Firmen müssen sich also fragen: Wie streng wollen wir sein? Start-ups sind laut Anwalt Seidler oft lockerer: Beziehungen werden weniger problematisiert, die Kultur ist ohnehin meist auf nahe Kontakte ausgelegt, Berufliches und Privates werden bewusst vermischt. In Unternehmenskulturen, in denen Liebe am Arbeitsplatz zwar erlaubt, aber nicht erwünscht ist, wägen indes viele ab: Halte ich die Liaison geheim? Soll ich kündigen?

Gesine Schulz berichtet, dass von allen Liebespaaren am Arbeitsplatz, die sie kennt, letztlich immer eine Partei gegangen ist. Meist diejenige auf der unteren Hierarchiestufe. Das sind oft die Frauen. Eine Xing-Umfrage aus 2017 bestätigt: Männer neigen dazu, eine Beziehung mit Praktikantinnen, Werkstudentinnen oder Auszubildenden einzugehen. Frauen indes orientieren sich eher nach oben. Sie sind somit auch meist die Leidtragenden, wenn die Beziehung scheitert.
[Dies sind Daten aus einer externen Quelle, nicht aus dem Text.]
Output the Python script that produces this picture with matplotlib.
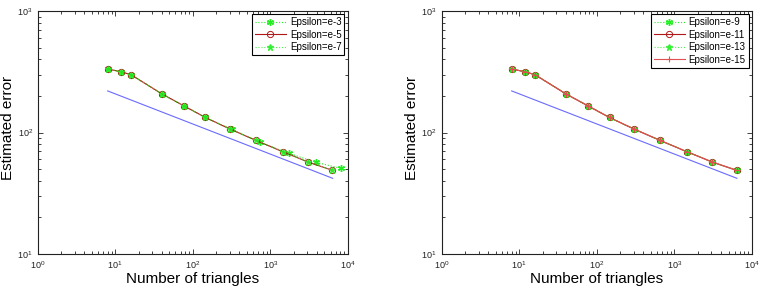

Schwierig wird es auch fürs Team, wenn Streit und Liebeskummer die Zusammenarbeit belasten.

Als Jan Scheperski das Unternehmen damals verlassen hatte, veränderte sich das Arbeitsklima für seine Partnerin. „Sein Team, das ja eng mit ihm befreundet war, sah mich als Verbündete, wir sprachen viel“, erzählt sie. Die Leute vertrauten ihr. Das blieb nicht unbemerkt: Sie wurde dann vermehrt für sensible Gespräche eingesetzt, um der hohen Fluktuation im Unternehmen zu begegnen. Heute sitzen Cathleen und Jan übrigens täglich beruflich in einem Raum: im gemeinsamen Homeoffice.